*** Stored data ***

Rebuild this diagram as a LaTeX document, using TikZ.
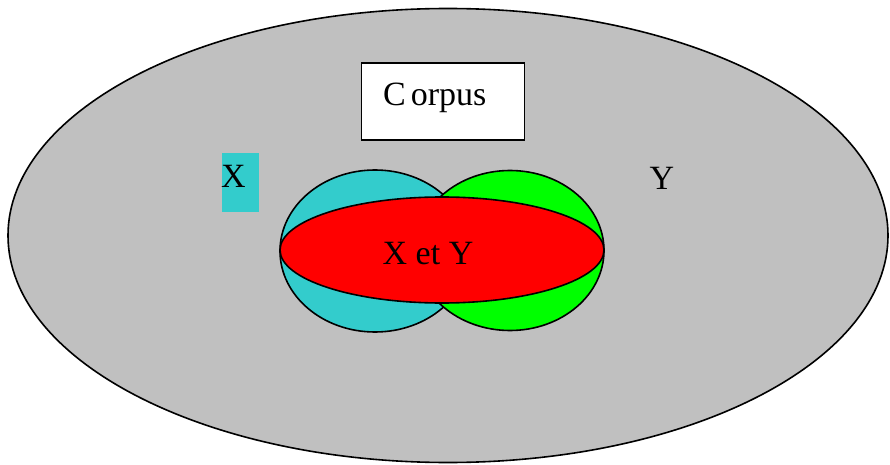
\documentclass[tikz,border=0pt]{standalone}
\usepackage{fontspec}
\setmainfont{Liberation Serif}
\begin{document}
\begin{tikzpicture}[x=1pt,y=-1pt,
  outline/.style={draw=black,line width=1.6pt},
  lbl/.style={font=\fontsize{34}{36}\selectfont,inner sep=0pt,text=black}]
\useasboundingbox (0,0) rectangle (890,465);
\definecolor{bggray}{HTML}{C0C0C0}
\definecolor{xcyan}{HTML}{33CCCC}
\definecolor{ygreen}{HTML}{00FF00}
\definecolor{xyred}{HTML}{FF0000}
% corpus ellipse
\path[outline,fill=bggray] (448,235.5) ellipse [x radius=440, y radius=227];
% X and Y sets
\path[outline,fill=xcyan] (375,251) ellipse [x radius=95, y radius=81];
\path[outline,fill=ygreen] (510,250.5) ellipse [x radius=94, y radius=80];
% intersection ellipse
\path[outline,fill=xyred] (442,250) ellipse [x radius=162, y radius=53];
% corpus box
\node[draw=black,line width=1.6pt,fill=white,minimum width=163pt,minimum height=77pt,inner sep=0pt] (corpus) at (443,101.5) {};
\node[lbl,anchor=west] (corpustxt) at (383,98) {C\kern5pt orpus};
% X label
\node[fill=xcyan,minimum width=37pt,minimum height=59pt,inner sep=0pt] (xbox) at (240.5,182.5) {};
\node[lbl] (xlbl) at (233.5,176) {X};
% Y label
\node[lbl] (ylbl) at (662,178) {Y};
% X et Y
\node[lbl] (xy) at (428,254) {X et Y};
\end{tikzpicture}
\end{document}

***

**Task to complete:**
Transcribe the material as is, with images omitted.

**Finished answer:**
Rebuild this diagram as a LaTeX document, using TikZ.
\documentclass[tikz,border=0pt]{standalone}
\usepackage{fontspec}
\setmainfont{Liberation Serif}
\begin{document}
\begin{tikzpicture}[x=1pt,y=-1pt,
  outline/.style={draw=black,line width=1.6pt},
  lbl/.style={font=\fontsize{34}{36}\selectfont,inner sep=0pt,text=black}]
\useasboundingbox (0,0) rectangle (890,465);
\definecolor{bggray}{HTML}{C0C0C0}
\definecolor{xcyan}{HTML}{33CCCC}
\definecolor{ygreen}{HTML}{00FF00}
\definecolor{xyred}{HTML}{FF0000}
% corpus ellipse
\path[outline,fill=bggray] (448,235.5) ellipse [x radius=440, y radius=227];
% X and Y sets
\path[outline,fill=xcyan] (375,251) ellipse [x radius=95, y radius=81];
\path[outline,fill=ygreen] (510,250.5) ellipse [x radius=94, y radius=80];
% intersection ellipse
\path[outline,fill=xyred] (442,250) ellipse [x radius=162, y radius=53];
% corpus box
\node[draw=black,line width=1.6pt,fill=white,minimum width=163pt,minimum height=77pt,inner sep=0pt] (corpus) at (443,101.5) {};
\node[lbl,anchor=west] (corpustxt) at (383,98) {C\kern5pt orpus};
% X label
\node[fill=xcyan,minimum width=37pt,minimum height=59pt,inner sep=0pt] (xbox) at (240.5,182.5) {};
\node[lbl] (xlbl) at (233.5,176) {X};
% Y label
\node[lbl] (ylbl) at (662,178) {Y};
% X et Y
\node[lbl] (xy) at (428,254) {X et Y};
\end{tikzpicture}
\end{document}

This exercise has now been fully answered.